Over time, I did start to feel healthy enough to start messing around with song ideas. I recorded several demos, but I couldn’t find the right sound. The songs were good, but I wanted the arrangements to be weirder and more varied, and I didn’t know exactly how to do that. I had these patterns and ways of working I kept falling into and it made for stale bread. Yuuki Matthews (The Shins, David Bazan, Crystal Skulls, Teardrops) is a genius, and since working closely with Crystal Skulls back in the day, I had always wanted to do more collaboration with him. So in the spring of 2014, I reached out to him about working together. I think this was before Bazan started working with him on his monthly series, but I’m not sure. Anyway, he was down to bounce some ideas back and forth, so I sent him some songs.

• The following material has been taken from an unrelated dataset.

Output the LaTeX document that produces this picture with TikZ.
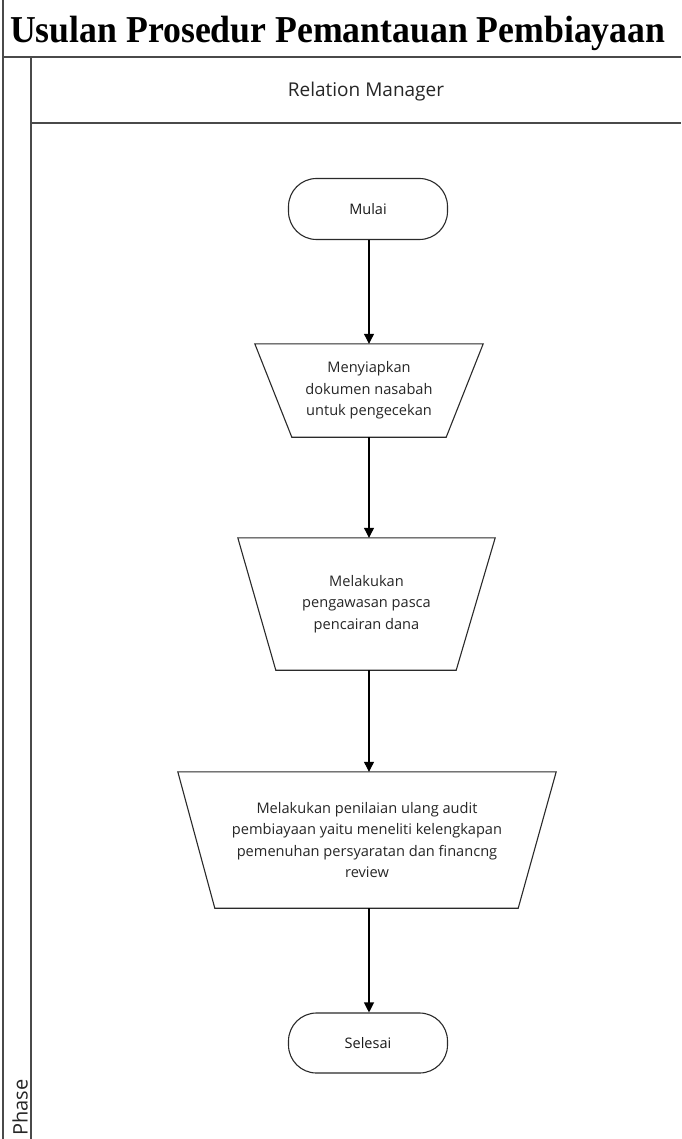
\documentclass[tikz,border=0pt]{standalone}
\usepackage{fontspec}
\setmainfont{Open Sans}
\newfontfamily\titlefont{Liberation Serif}
\usetikzlibrary{arrows.meta}
\definecolor{frameline}{HTML}{4A4A4A}
\definecolor{shapeline}{HTML}{2A2A2A}
\tikzset{
  frame/.style={draw=frameline, line width=2pt},
  terminal/.style={draw=shapeline, line width=1.1pt, rounded corners=28pt,
    minimum width=159pt, minimum height=61pt, font=\fontsize{14.5}{17}\selectfont, text=black!90},
  procbox/.style={draw=none, align=center, font=\fontsize{14.6}{21.5}\selectfont, text=black!85},
  procedge/.style={draw=shapeline, line width=1.1pt},
  flow/.style={draw=black, line width=1.1pt, -{Triangle[length=10pt,width=10pt]}},
}
\begin{document}
\begin{tikzpicture}[x=1pt, y=-1pt]
\useasboundingbox (0,0) rectangle (681,1139);
\fill[white] (0,0) rectangle (681,1139);

% pool and lane frame
\coordinate (tl) at (3,0);
\coordinate (bl) at (3,1139);
\draw[frame] (tl) -- (bl);
\draw[frame] (3,57) -- (681,57);
\draw[frame] (31,57) -- (31,1139);
\draw[frame] (31,123) -- (681,123);

% titles
\node[anchor=base west, inner sep=0, font=\titlefont\bfseries\fontsize{38}{44}\selectfont] (title) at (10,43) {\scalebox{0.94}[1]{Usulan Prosedur Pemantauan Pembiayaan}};
\node[font=\fontsize{19}{22}\selectfont, text=black!85] (lane) at (366,92) {Relation Manager};
\node[rotate=90, anchor=south west, inner sep=0, font=\fontsize{20}{24}\selectfont, text=black!85] (phase) at (28,1136) {Phase};

% flow nodes
\node[terminal] (start) at (368,209) {Mulai};

\node[procbox, minimum width=228pt, minimum height=93pt] (p1) at (369,390.5)
  {Menyiapkan\\dokumen nasabah\\untuk pengecekan};
\draw[procedge] (p1.north west) -- (p1.north east) -- ([xshift=-37pt]p1.south east) -- ([xshift=37pt]p1.south west) -- cycle;

\node[procbox, minimum width=257pt, minimum height=132pt] (p2) at (366.5,604)
  {Melakukan\\pengawasan pasca\\pencairan dana};
\draw[procedge] (p2.north west) -- (p2.north east) -- ([xshift=-39pt]p2.south east) -- ([xshift=38pt]p2.south west) -- cycle;

\node[procbox, minimum width=378pt, minimum height=136pt] (p3) at (367,840)
  {Melakukan penilaian ulang audit\\pembiayaan yaitu meneliti kelengkapan\\pemenuhan persyaratan dan financng\\review};
\draw[procedge] (p3.north west) -- (p3.north east) -- ([xshift=-38pt]p3.south east) -- ([xshift=37pt]p3.south west) -- cycle;

\node[terminal, minimum height=60pt] (stop) at (368,1043) {Selesai};

% connectors
\draw[flow] (start.south -| p1.north) -- (p1.north);
\draw[flow] (p1.south) -- (p2.north -| p1.south);
\draw[flow] (p2.south -| p1.south) -- (p3.north -| p1.south);
\draw[flow] (p3.south -| p1.south) -- (stop.north -| p1.south);
\end{tikzpicture}
\end{document}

This approach clicked, so over the course of exactly one year, we finished the ten songs that make up Fruitless Research. In a few cases, Yuuki reworked the songs from the ground up – keeping only the vocal and some drum elements, and building a new chord progression around the melody. In other cases, he added overdubs and did some creative editing. But in every instance, his vision pushed the song over the edge into something exciting… something that I wouldn’t have done on my own. His mixes also blew me away. They’re pretty unconventional at times in their saturation and character. It kind of sounds like a tape from the 80’s you left in your car too long. It reminds me of my childhood in the best way possible. I was left in the car too long a few times.
Lyrically, this record documents a time of upheaval, discovery and change for me. I turned 40 right in the middle of it. I’ve been working through a lot of existential stuff. At some point, you gotta take a hard look at reality. Try to figure out what your life means. For real. I guess that’s how I’ll be spending the next 40. Thanks for listening.